§ **Work required**: Skip all pictures. Write out the data below from its first line through the line that contains "(hl) at (1001,33)".
● ● ● ●
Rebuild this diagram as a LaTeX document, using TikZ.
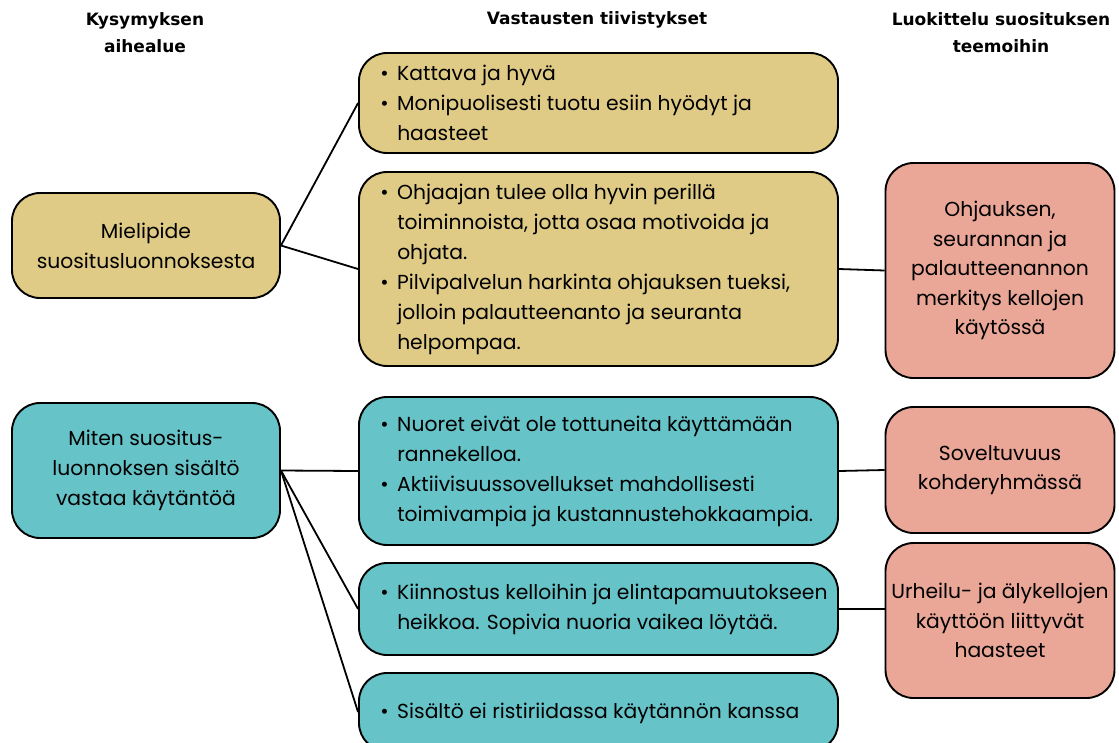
\documentclass[tikz,border=0pt]{standalone}
\usepackage{fontspec}
\setmainfont{Poppins}
\newfontfamily\headfont{DejaVu Sans}
\definecolor{ylw}{RGB}{223,203,134}
\definecolor{teal}{RGB}{102,195,200}
\definecolor{pink}{RGB}{234,167,152}
\newcommand\bul{\makebox[17pt][l]{\textbullet}}
\newcommand\ind{\hspace*{17pt}}
\begin{document}
\begin{tikzpicture}[x=1pt,y=-1pt,
  box/.style={draw=black, line width=1.9pt, rounded corners=28pt, inner sep=0pt},
  leftbox/.style={box, minimum width=268pt, align=center, font=\fontsize{20.3}{30}\selectfont},
  midbox/.style={box, minimum width=479pt},
  pinkbox/.style={box, fill=pink, minimum width=229pt, align=center, font=\fontsize{20.3}{29.5}\selectfont},
  midtext/.style={anchor=west, align=left, inner sep=0pt, font=\fontsize{20.3}{30}\selectfont},
  head/.style={align=center, inner sep=0pt, font=\headfont\bfseries\fontsize{17}{27}\selectfont},
  conn/.style={line width=1.8pt}]
\useasboundingbox (0,0) rectangle (1119,742);
\clip (0,0) rectangle (1119,742);

% headers
\node[head] (hk) at (145,33) {Kysymyksen\\aihealue};
\node[head] (hv) at (597,20) {Vastausten tiivistykset};
\node[head] (hl) at (1001,33) {Luokittelu suosituksen\\teemoihin};

% left boxes
\node[leftbox, fill=ylw, minimum height=105pt] (l1) at (146,245.5) {Mielipide\\suositusluonnoksesta};
\node[leftbox, fill=teal, minimum height=135pt] (l2) at (146,470.5) {Miten suositus-\\luonnoksen sisältö\\vastaa käytäntöä};

% middle boxes
\node[midbox, fill=ylw, minimum height=100pt] (m1) at (598.5,103) {};
\node[midbox, fill=ylw, minimum height=194pt] (m2) at (598.5,269) {};
\node[midbox, fill=teal, minimum height=148pt] (m3) at (598.5,471) {};
\node[midbox, fill=teal, minimum height=92pt] (m4) at (598.5,609) {};
\node[midbox, fill=teal, minimum height=78pt] (m5) at (598.5,712) {};

\node[midtext] (t1) at ([xshift=22pt]m1.west) {\bul Kattava ja hyvä\\\bul Monipuolisesti tuotu esiin hyödyt ja\\\ind haasteet};
\node[midtext] (t2) at ([xshift=22pt]m2.west) {\bul Ohjaajan tulee olla hyvin perillä\\\ind toiminnoista, jotta osaa motivoida ja\\\ind ohjata.\\\bul Pilvipalvelun harkinta ohjauksen tueksi,\\\ind jolloin palautteenanto ja seuranta\\\ind helpompaa.};
\node[midtext] (t3) at ([xshift=22pt]m3.west) {\bul Nuoret eivät ole tottuneita käyttämään\\\ind rannekelloa.\\\bul Aktiivisuussovellukset mahdollisesti\\\ind toimivampia ja kustannustehokkaampia.};
\node[midtext] (t4) at ([xshift=22pt]m4.west) {\bul Kiinnostus kelloihin ja elintapamuutokseen\\\ind heikkoa. Sopivia nuoria vaikea löytää.};
\node[midtext] (t5) at ([xshift=22pt,yshift=-1pt]m5.west) {\bul Sisältö ei ristiriidassa käytännön kanssa};

% pink boxes
\node[pinkbox, minimum height=215pt] (p1) at (1000,270.5) {Ohjauksen,\\seurannan ja\\palautteenannon\\merkitys kellojen\\käytössä};
\node[pinkbox, minimum height=126pt] (p2) at (1000,470) {Soveltuvuus\\kohderyhmässä};
\node[pinkbox, minimum height=155pt] (p3) at (1000,620.5) {Urheilu- ja älykellojen\\käyttöön liittyvät\\haasteet};

% connectors
\draw[conn] (l1.east) -- (m1.west);
\draw[conn] (l1.east) -- (m2.west);
\draw[conn] (l2.east) -- (m3.west);
\draw[conn] (l2.east) -- (m4.west);
\draw[conn] (l2.east) -- (m5.west);
\draw[conn] (m2.east) -- (p1.west);
\draw[conn] (m3.east) -- (p2.west);
\draw[conn] (m4.east) -- (m4.east -| p3.west);
\end{tikzpicture}
\end{document}
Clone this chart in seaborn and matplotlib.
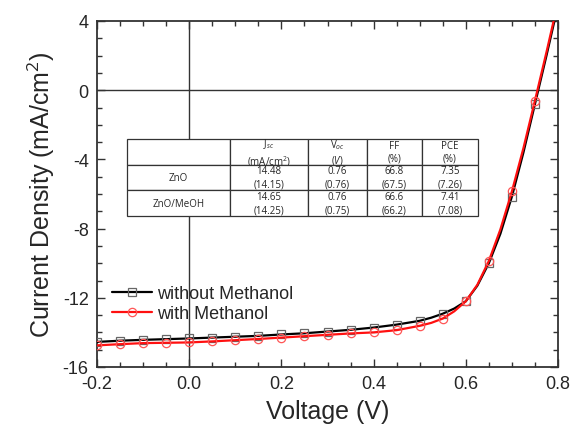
import numpy as np
import pandas as pd
import matplotlib
matplotlib.use("Agg")
import matplotlib.pyplot as plt
import seaborn as sns
from matplotlib.lines import Line2D
from matplotlib.ticker import MultipleLocator

# ---- data ----
voltage = [-0.2, -0.15, -0.1, -0.05, 0.0, 0.05, 0.1, 0.15, 0.2, 0.25, 0.3, 0.35,
           0.4, 0.45, 0.5, 0.525, 0.55, 0.575, 0.6, 0.625, 0.65, 0.675, 0.7, 0.725, 0.75, 0.775, 0.8]
j_without = [-14.55, -14.48, -14.43, -14.39, -14.35, -14.3, -14.25, -14.2, -14.12, -14.05,
             -13.95, -13.85, -13.72, -13.55, -13.33, -13.15, -12.92, -12.62, -12.2, -11.3, -10.0,
             -8.3, -6.15, -3.6, -0.8, 2.0, 4.9]
j_with = [-14.75, -14.68, -14.62, -14.6, -14.58, -14.52, -14.45, -14.38, -14.3, -14.22,
          -14.14, -14.06, -14.0, -13.87, -13.62, -13.45, -13.2, -12.78, -12.2, -11.25, -9.87,
          -8.05, -5.85, -3.35, -0.6, 2.2, 5.1]
marker_idx = [i for i, v in enumerate(voltage) if abs(round(v / 0.05) * 0.05 - v) < 1e-6 and v < 0.79]

series_labels = ["without Methanol", "with Methanol"]

table_header = ["", "J$_{sc}$\n(mA/cm$^2$)", "V$_{oc}$\n($\\it{V}$)", "FF\n(%)", "PCE\n(%)"]
table_rows = [
    ["ZnO", "14.48\n(14.15)", "0.76\n(0.76)", "66.8\n(67.5)", "7.35\n(7.26)"],
    ["ZnO/MeOH", "14.65\n(14.25)", "0.76\n(0.75)", "66.6\n(66.2)", "7.41\n(7.08)"],
]

df = pd.DataFrame({"V": voltage * 2,
                   "J": j_without + j_with,
                   "s": [series_labels[0]] * len(voltage) + [series_labels[1]] * len(voltage)})

sns.set_style("ticks")
plt.rcParams['font.family'] = ['Liberation Sans', 'DejaVu Sans']
plt.rcParams['axes.unicode_minus'] = False
plt.rcParams['mathtext.fontset'] = 'custom'
plt.rcParams['mathtext.rm'] = 'Open Sans'
plt.rcParams['mathtext.it'] = 'Open Sans:italic'

fig = plt.figure(figsize=(5.75, 4.31), dpi=100)
ax = fig.add_axes([97 / 575, 1 - 368 / 431, 461 / 575, 346 / 431])

ax.axhline(0, color="#333333", lw=1.0, zorder=1)
ax.axvline(0, color="#333333", lw=1.0, zorder=1)

styles = {
    series_labels[0]: dict(color="black", marker="s", mec="#666666", ms=5.5),
    series_labels[1]: dict(color="#ff1010", marker="o", mec="#ff5555", ms=6),
}
for lab in series_labels:
    st = styles[lab]
    sub = df[df["s"] == lab]
    sns.lineplot(data=sub, x="V", y="J", ax=ax, color=st["color"], lw=1.6,
                 marker=st["marker"], markerfacecolor="none", markeredgecolor=st["mec"],
                 markersize=st["ms"], markeredgewidth=0.9, markevery=marker_idx,
                 legend=False, zorder=3)

ax.set_xlim(-0.2, 0.8)
ax.set_ylim(-16, 4)
ax.xaxis.set_major_locator(MultipleLocator(0.2))
ax.xaxis.set_minor_locator(MultipleLocator(0.05))
ax.yaxis.set_major_locator(MultipleLocator(4))
ax.yaxis.set_minor_locator(MultipleLocator(1))
ax.set_xticklabels([f"{v:.1f}" for v in ax.get_xticks()])
ax.tick_params(which="both", direction="in", top=True, right=True, color="#333333")
ax.tick_params(which="major", length=6, width=1.0, labelsize=13, pad=6)
ax.tick_params(which="minor", length=3.5, width=1.0)
for sp in ax.spines.values():
    sp.set_linewidth(1.3)
    sp.set_color("#333333")

ax.set_xlabel("Voltage (V)", fontsize=18, labelpad=5)
ax.set_ylabel("Current Density (mA/cm$^2$)", fontsize=18, labelpad=4)

handles = [Line2D([], [], color=styles[l]["color"], lw=1.6, marker=styles[l]["marker"],
                  mfc="none", mec=styles[l]["mec"], ms=styles[l]["ms"], mew=0.9)
           for l in series_labels]
ax.legend(handles, series_labels, loc="lower left", bbox_to_anchor=(0.005, 0.094),
          frameon=False, fontsize=13, handlelength=2.2, handletextpad=0.3,
          labelspacing=0.15, borderaxespad=0.3)

# ---- table ----
cell_text = [table_header] + table_rows
tbl = ax.table(cellText=cell_text, cellLoc="center",
               colWidths=[103, 78, 59, 55, 56],
               bbox=[(127 - 97) / 461, (368 - 217) / 346, 351 / 461, 77 / 346])
tbl.auto_set_font_size(False)
tbl.set_fontsize(7)
tbl.set_zorder(5)
for (r, c), cell in tbl.get_celld().items():
    cell.set_edgecolor("#333333")
    cell.set_linewidth(0.9)
    cell.set_facecolor("white")
    cell.get_text().set_family(["Open Sans", "DejaVu Sans"])
    cell.get_text().set_linespacing(1.25)

fig.savefig("out.png", dpi=100)
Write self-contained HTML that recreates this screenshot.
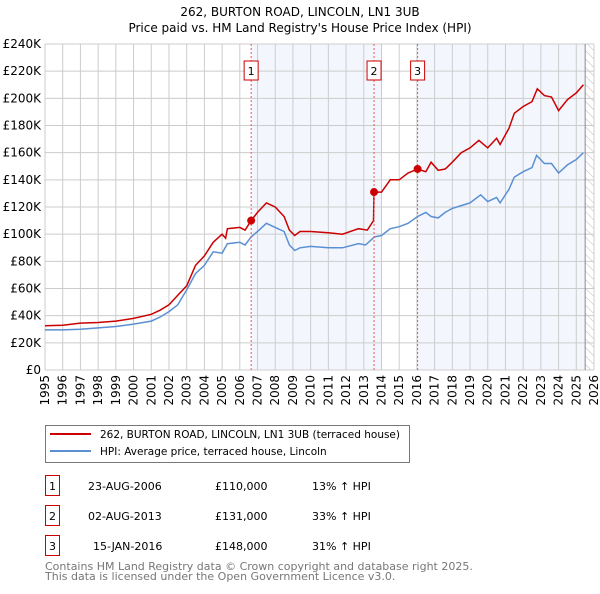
<!DOCTYPE html>
<html><head><meta charset="utf-8"><style>
body{margin:0;background:#fff;font-family:"DejaVu Sans","Liberation Sans",sans-serif;}
svg text{font-family:"DejaVu Sans","Liberation Sans",sans-serif;}
</style></head><body>
<svg id="chart" width="600" height="590" viewBox="0 0 600 590" xmlns="http://www.w3.org/2000/svg">
<text x="300" y="16" text-anchor="middle" font-size="12">262, BURTON ROAD, LINCOLN, LN1 3UB</text>
<text x="300" y="32" text-anchor="middle" font-size="12">Price paid vs. HM Land Registry's House Price Index (HPI)</text>
<g id="bands"></g><g id="grid"></g><g id="axes"></g><g id="series"></g><g id="markers"></g>
<g>
<rect x="45.5" y="425.5" width="364" height="37" fill="#fff" stroke="#777"/>
<line x1="50" y1="434" x2="91" y2="434" stroke="#cc0000" stroke-width="2"/>
<text x="100" y="438" font-size="10.5" textLength="300">262, BURTON ROAD, LINCOLN, LN1 3UB (terraced house)</text>
<line x1="50" y1="451" x2="91" y2="451" stroke="#5b8fd4" stroke-width="2"/>
<text x="100" y="455" font-size="10.5">HPI: Average price, terraced house, Lincoln</text>
</g>
<g id="table" font-size="11"></g>
<text x="45" y="570" font-size="11" fill="#777">Contains HM Land Registry data © Crown copyright and database right 2025.</text>
<text x="45" y="580" font-size="11" fill="#777">This data is licensed under the Open Government Licence v3.0.</text>
</svg>
<script>
const hpiYears=[1995,1996,1997,1998,1999,2000,2001,2001.5,2002,2002.5,2003,2003.5,2004,2004.5,2005,2005.3,2006,2006.3,2006.64,2007,2007.5,2008,2008.5,2008.8,2009.1,2009.4,2010,2011,2011.8,2012.7,2013.1,2013.6,2014,2014.5,2015,2015.5,2016.04,2016.5,2016.8,2017.2,2017.6,2018,2018.5,2019,2019.6,2020,2020.5,2020.7,2021.2,2021.5,2022,2022.5,2022.76,2023.2,2023.6,2024,2024.5,2025,2025.4];
const hpiValues=[29.5,29.5,30,31,32,33.8,36,39,43,48,59,71,77,87,86,93,94,92,98,102,108,105,102,92,88,90,91,90,90,93,92,98,99,104,105.5,108,113,116,113,112,116,119,121,123,129,124,127,123,133,142,146,149,158,152,152,145,151,155,160];
const ppYears=[1995,1996,1997,1998,1999,2000,2001,2001.5,2002,2002.5,2003,2003.5,2004,2004.5,2005,2005.2,2005.3,2006,2006.3,2006.64,2007,2007.5,2008,2008.5,2008.8,2009.1,2009.4,2010,2011,2011.8,2012.7,2013.2,2013.55,2013.58,2014,2014.5,2015,2015.5,2016.04,2016.5,2016.8,2017.2,2017.6,2018,2018.5,2019,2019.5,2020,2020.5,2020.7,2021.2,2021.5,2022,2022.5,2022.8,2023.2,2023.6,2024,2024.5,2025,2025.4];
const ppValues=[32.6,33,34.5,35,36,38,41,44,48,55,62,77,84,94,100,97,104,105,103,110,116,123,120,113,103,99,102,102,101,100,104,103,110,131,131,140,140,145,148,146,153,147,148,153,160,163.5,169,163.5,170.6,166,178,189,194,197.6,207,202,201,191,199,204,210];
const sales=[{n:"1",yr:2006.64,v:110,date:"23-AUG-2006",price:"£110,000",pct:"13% ↑ HPI"},{n:"2",yr:2013.58,v:131,date:"02-AUG-2013",price:"£131,000",pct:"33% ↑ HPI"},{n:"3",yr:2016.04,v:148,date:"15-JAN-2016",price:"£148,000",pct:"31% ↑ HPI"}];
const yTicks=[0,20,40,60,80,100,120,140,160,180,200,220,240];
const xTicks=[1995,1996,1997,1998,1999,2000,2001,2002,2003,2004,2005,2006,2007,2008,2009,2010,2011,2012,2013,2014,2015,2016,2017,2018,2019,2020,2021,2022,2023,2024,2025,2026];
const X0=45,X1=594,Y0=370,Y1=44;
const xs=y=>X0+(y-1995)/(2026-1995)*(X1-X0);
const ys=v=>Y0-v/240*(Y0-Y1);
const NS="http://www.w3.org/2000/svg";
function mk(tag,attrs,parent,txt){const e=document.createElementNS(NS,tag);for(const k in attrs)e.setAttribute(k,attrs[k]);if(txt!=null)e.textContent=txt;document.getElementById(parent).appendChild(e);return e;}
let b=mk('rect',{x:xs(2006.64),y:Y1,width:xs(2014)-xs(2006.64),height:Y0-Y1,fill:'#eef3fc',opacity:0.7},'bands');


b=mk('rect',{x:xs(2016.04),y:Y1,width:xs(2025.5)-xs(2016.04),height:Y0-Y1,fill:'#eef3fc',opacity:0.7},'bands');


const defs=document.createElementNS(NS,'defs');defs.innerHTML='<pattern id="hatch" width="6" height="6" patternUnits="userSpaceOnUse" patternTransform="rotate(-45)"><line x1="0" y1="0" x2="0" y2="6" stroke="#bbb" stroke-width="1"/></pattern>';document.getElementById('chart').prepend(defs);
b=mk('rect',{x:xs(2025.5),y:Y1,width:X1-xs(2025.5),height:Y0-Y1,fill:'url(#hatch)'},'bands');


yTicks.forEach(t=>{const l=mk('line',{x1:X0,x2:X1,y1:ys(t),y2:ys(t),stroke:'#cccccc'},'grid');


const tx=mk('text',{x:X0-4,y:ys(t)+4,'text-anchor':'end','font-size':12},'axes',t===0?'£0':'£'+t+'K');

});
xTicks.forEach(t=>{const l=mk('line',{x1:xs(t),x2:xs(t),y1:Y1,y2:Y0,stroke:'#cccccc'},'grid');


const tx=mk('text',{x:0,y:0,'text-anchor':'end','font-size':12,transform:`translate(${xs(t)+4},${Y0+5}) rotate(-90)`},'axes',String(t));

});
let ln=mk('line',{x1:xs(2025.5),x2:xs(2025.5),y1:Y1,y2:Y0,stroke:'#888'},'grid');


const pts=(a,b)=>a.map((y,i)=>xs(y).toFixed(1)+','+ys(b[i]).toFixed(1)).join(' ');
let p=mk('polyline',{points:pts(hpiYears,hpiValues),fill:'none',stroke:'#5b8fd4','stroke-width':1.5},'series');


p=mk('polyline',{points:pts(ppYears,ppValues),fill:'none',stroke:'#cc0000','stroke-width':1.5},'series');


sales.forEach((s,i)=>{
const v=mk('line',{x1:xs(s.yr),x2:xs(s.yr),y1:Y1,y2:Y0,stroke:'#ee5555','stroke-dasharray':'2,2'},'markers');


const c=mk('circle',{cx:xs(s.yr),cy:ys(s.v),r:4,fill:'#cc0000'},'markers');


const r=mk('rect',{x:xs(s.yr)-7,y:61,width:14,height:19,fill:'#fff',stroke:'#cc0000'},'markers');


const t=mk('text',{x:xs(s.yr),y:75,'text-anchor':'middle','font-size':11},'markers',s.n);


const ty=475+i*30;
const rb=mk('rect',{x:45.5,y:ty+0.5,width:14,height:20,fill:'#fff',stroke:'#cc0000'},'table');


const tn=mk('text',{x:52.5,y:ty+15,'text-anchor':'middle'},'table',s.n);


const td=mk('text',{x:i===2?93:88,y:ty+15},'table',s.date);


const tp=mk('text',{x:215,y:ty+15},'table',s.price);


const tc=mk('text',{x:312,y:ty+15},'table',s.pct);


});
</script>
</body></html>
● ● ● ●
§ **Complete answer**:
Rebuild this diagram as a LaTeX document, using TikZ.
\documentclass[tikz,border=0pt]{standalone}
\usepackage{fontspec}
\setmainfont{Poppins}
\newfontfamily\headfont{DejaVu Sans}
\definecolor{ylw}{RGB}{223,203,134}
\definecolor{teal}{RGB}{102,195,200}
\definecolor{pink}{RGB}{234,167,152}
\newcommand\bul{\makebox[17pt][l]{\textbullet}}
\newcommand\ind{\hspace*{17pt}}
\begin{document}
\begin{tikzpicture}[x=1pt,y=-1pt,
  box/.style={draw=black, line width=1.9pt, rounded corners=28pt, inner sep=0pt},
  leftbox/.style={box, minimum width=268pt, align=center, font=\fontsize{20.3}{30}\selectfont},
  midbox/.style={box, minimum width=479pt},
  pinkbox/.style={box, fill=pink, minimum width=229pt, align=center, font=\fontsize{20.3}{29.5}\selectfont},
  midtext/.style={anchor=west, align=left, inner sep=0pt, font=\fontsize{20.3}{30}\selectfont},
  head/.style={align=center, inner sep=0pt, font=\headfont\bfseries\fontsize{17}{27}\selectfont},
  conn/.style={line width=1.8pt}]
\useasboundingbox (0,0) rectangle (1119,742);
\clip (0,0) rectangle (1119,742);

% headers
\node[head] (hk) at (145,33) {Kysymyksen\\aihealue};
\node[head] (hv) at (597,20) {Vastausten tiivistykset};
\node[head] (hl) at (1001,33) {Luokittelu suosituksen\\teemoihin};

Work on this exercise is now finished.